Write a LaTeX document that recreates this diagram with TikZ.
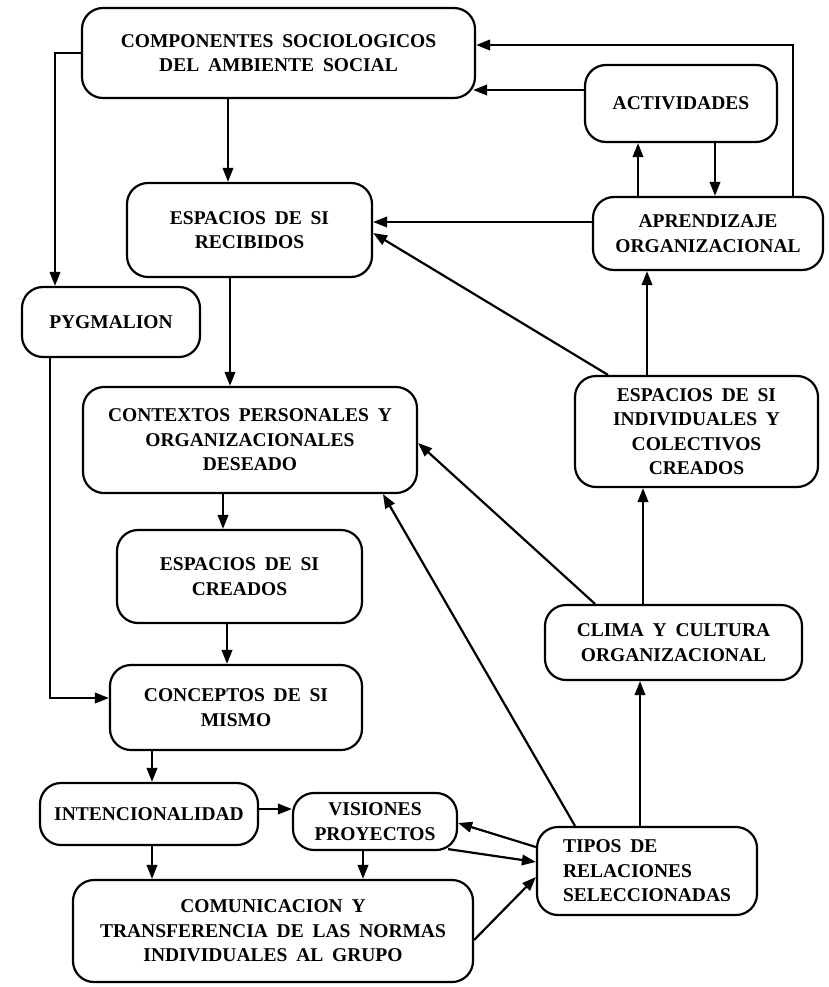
\documentclass[tikz,border=0pt]{standalone}
\usepackage{fontspec}
\setmainfont{Liberation Serif}
\usetikzlibrary{arrows.meta}
\newcommand\boxfont{\fontsize{19.5}{24.5}\selectfont\bfseries\spaceskip=0.45em plus 0.1em\relax}
\begin{document}
\begin{tikzpicture}[x=1pt,y=-1pt,
  box/.style={draw,line width=2.2pt,rounded corners=21pt,inner sep=0pt,
    align=center,font=\boxfont},
  arr/.style={line width=2.2pt,-{Triangle[length=14pt,width=10.5pt]}}]
\useasboundingbox (0,0) rectangle (829,987);

% concept boxes
\node[box,minimum width=393pt,minimum height=90pt] (comp) at (278.5,53)
  {COMPONENTES SOCIOLOGICOS\\DEL AMBIENTE SOCIAL};
\node[box,minimum width=245pt,minimum height=94pt] (esprec) at (249.5,230)
  {ESPACIOS DE SI\\RECIBIDOS};
\node[box,minimum width=178pt,minimum height=70pt] (pyg) at (111,322)
  {PYGMALION};
\node[box,minimum width=334pt,minimum height=106pt] (cont) at (250,440)
  {CONTEXTOS PERSONALES Y\\ORGANIZACIONALES\\DESEADO};
\node[box,minimum width=245pt,minimum height=93pt] (espcre) at (239.5,576.5)
  {ESPACIOS DE SI\\CREADOS};
\node[box,minimum width=252pt,minimum height=85pt] (conc) at (236,707.5)
  {CONCEPTOS DE SI\\MISMO};
\node[box,minimum width=218pt,minimum height=62pt] (inten) at (149,814)
  {INTENCIONALIDAD};
\node[box,minimum width=164pt,minimum height=57pt] (vis) at (375,821.5)
  {VISIONES\\PROYECTOS};
\node[box,minimum width=400pt,minimum height=102pt] (comu) at (273,931)
  {COMUNICACION Y\\TRANSFERENCIA DE LAS NORMAS\\INDIVIDUALES AL GRUPO};
\node[box,align=left,minimum width=220pt,minimum height=88pt] (tipos) at (647,871)
  {TIPOS DE\\RELACIONES\\SELECCIONADAS};
\node[box,minimum width=257pt,minimum height=75pt] (clima) at (673.5,642.5)
  {CLIMA Y CULTURA\\ORGANIZACIONAL};
\node[box,minimum width=243pt,minimum height=111pt] (espind) at (696.5,431.5)
  {ESPACIOS DE SI\\INDIVIDUALES Y\\COLECTIVOS\\CREADOS};
\node[box,minimum width=230pt,minimum height=73pt] (apr) at (708,233.5)
  {APRENDIZAJE\\ORGANIZACIONAL};
\node[box,minimum width=192pt,minimum height=77pt] (act) at (681,103.5)
  {ACTIVIDADES};

% left column
\draw[arr] (comp.west) -| ([xshift=-56pt]pyg.north);
\draw[arr] (comp.south -| 228,0) -- (esprec.north -| 228,0);
\draw[arr] (esprec.south -| 230,0) -- (cont.north -| 230,0);
\draw[arr] (pyg.south -| 50,0) |- (conc.west |- 0,698);
\draw[arr] (cont.south -| 223,0) -- (espcre.north -| 223,0);
\draw[arr] (espcre.south -| 227,0) -- (conc.north -| 227,0);
\draw[arr] (conc.south -| 152,0) -- (inten.north -| 152,0);
\draw[arr] (inten.east |- 0,809) -- (vis.west |- 0,809);
\draw[arr] (inten.south -| 152,0) -- (comu.north -| 152,0);
\draw[arr] (vis.south -| 363,0) -- (comu.north -| 363,0);

% links around the selected relations
\draw[arr] (tipos.west |- 0,847) -- (vis.east |- 0,823);
\draw[arr] ([xshift=-10pt,yshift=2pt]vis.south east) -- (tipos.west |- 0,862);
\draw[arr] (comu.east |- 0,940) -- (tipos.west |- 0,877);
\draw[arr] (tipos.north -| 575,0) -- (cont.south -| 383,0);
\draw[arr] (tipos.north -| 640,0) -- (clima.south -| 640,0);

% right column
\draw[arr] (clima.north -| 595,0) -- (cont.east |- 0,443);
\draw[arr] (clima.north -| 643,0) -- (espind.south -| 643,0);
\draw[arr] (espind.north -| 647,0) -- (apr.south -| 647,0);
\draw[arr] (espind.north -| 608,0) -- (esprec.east |- 0,233);
\draw[arr] (apr.west |- 0,222) -- (esprec.east |- 0,222);
\draw[arr] (apr.north -| 638,0) -- (act.south -| 638,0);
\draw[arr] (act.south -| 715,0) -- (apr.north -| 715,0);
\draw[arr] (act.west |- 0,90) -- ([xshift=-3pt]comp.east |- 0,90);
\draw[arr] (apr.north -| 793,0) |- (comp.east |- 0,45);
\end{tikzpicture}
\end{document}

+++

Reproduce the listing exactly. Leave its pictures out.

Write a LaTeX document that recreates this diagram with TikZ.
\documentclass[tikz,border=0pt]{standalone}
\usepackage{fontspec}
\setmainfont{Liberation Serif}
\usetikzlibrary{arrows.meta}
\newcommand\boxfont{\fontsize{19.5}{24.5}\selectfont\bfseries\spaceskip=0.45em plus 0.1em\relax}
\begin{document}
\begin{tikzpicture}[x=1pt,y=-1pt,
  box/.style={draw,line width=2.2pt,rounded corners=21pt,inner sep=0pt,
    align=center,font=\boxfont},
  arr/.style={line width=2.2pt,-{Triangle[length=14pt,width=10.5pt]}}]
\useasboundingbox (0,0) rectangle (829,987);

% concept boxes
\node[box,minimum width=393pt,minimum height=90pt] (comp) at (278.5,53)
  {COMPONENTES SOCIOLOGICOS\\DEL AMBIENTE SOCIAL};
\node[box,minimum width=245pt,minimum height=94pt] (esprec) at (249.5,230)
  {ESPACIOS DE SI\\RECIBIDOS};
\node[box,minimum width=178pt,minimum height=70pt] (pyg) at (111,322)
  {PYGMALION};
\node[box,minimum width=334pt,minimum height=106pt] (cont) at (250,440)
  {CONTEXTOS PERSONALES Y\\ORGANIZACIONALES\\DESEADO};
\node[box,minimum width=245pt,minimum height=93pt] (espcre) at (239.5,576.5)
  {ESPACIOS DE SI\\CREADOS};
\node[box,minimum width=252pt,minimum height=85pt] (conc) at (236,707.5)
  {CONCEPTOS DE SI\\MISMO};
\node[box,minimum width=218pt,minimum height=62pt] (inten) at (149,814)
  {INTENCIONALIDAD};
\node[box,minimum width=164pt,minimum height=57pt] (vis) at (375,821.5)
  {VISIONES\\PROYECTOS};
\node[box,minimum width=400pt,minimum height=102pt] (comu) at (273,931)
  {COMUNICACION Y\\TRANSFERENCIA DE LAS NORMAS\\INDIVIDUALES AL GRUPO};
\node[box,align=left,minimum width=220pt,minimum height=88pt] (tipos) at (647,871)
  {TIPOS DE\\RELACIONES\\SELECCIONADAS};
\node[box,minimum width=257pt,minimum height=75pt] (clima) at (673.5,642.5)
  {CLIMA Y CULTURA\\ORGANIZACIONAL};
\node[box,minimum width=243pt,minimum height=111pt] (espind) at (696.5,431.5)
  {ESPACIOS DE SI\\INDIVIDUALES Y\\COLECTIVOS\\CREADOS};
\node[box,minimum width=230pt,minimum height=73pt] (apr) at (708,233.5)
  {APRENDIZAJE\\ORGANIZACIONAL};
\node[box,minimum width=192pt,minimum height=77pt] (act) at (681,103.5)
  {ACTIVIDADES};

% left column
\draw[arr] (comp.west) -| ([xshift=-56pt]pyg.north);
\draw[arr] (comp.south -| 228,0) -- (esprec.north -| 228,0);
\draw[arr] (esprec.south -| 230,0) -- (cont.north -| 230,0);
\draw[arr] (pyg.south -| 50,0) |- (conc.west |- 0,698);
\draw[arr] (cont.south -| 223,0) -- (espcre.north -| 223,0);
\draw[arr] (espcre.south -| 227,0) -- (conc.north -| 227,0);
\draw[arr] (conc.south -| 152,0) -- (inten.north -| 152,0);
\draw[arr] (inten.east |- 0,809) -- (vis.west |- 0,809);
\draw[arr] (inten.south -| 152,0) -- (comu.north -| 152,0);
\draw[arr] (vis.south -| 363,0) -- (comu.north -| 363,0);

% links around the selected relations
\draw[arr] (tipos.west |- 0,847) -- (vis.east |- 0,823);
\draw[arr] ([xshift=-10pt,yshift=2pt]vis.south east) -- (tipos.west |- 0,862);
\draw[arr] (comu.east |- 0,940) -- (tipos.west |- 0,877);
\draw[arr] (tipos.north -| 575,0) -- (cont.south -| 383,0);
\draw[arr] (tipos.north -| 640,0) -- (clima.south -| 640,0);

% right column
\draw[arr] (clima.north -| 595,0) -- (cont.east |- 0,443);
\draw[arr] (clima.north -| 643,0) -- (espind.south -| 643,0);
\draw[arr] (espind.north -| 647,0) -- (apr.south -| 647,0);
\draw[arr] (espind.north -| 608,0) -- (esprec.east |- 0,233);
\draw[arr] (apr.west |- 0,222) -- (esprec.east |- 0,222);
\draw[arr] (apr.north -| 638,0) -- (act.south -| 638,0);
\draw[arr] (act.south -| 715,0) -- (apr.north -| 715,0);
\draw[arr] (act.west |- 0,90) -- ([xshift=-3pt]comp.east |- 0,90);
\draw[arr] (apr.north -| 793,0) |- (comp.east |- 0,45);
\end{tikzpicture}
\end{document}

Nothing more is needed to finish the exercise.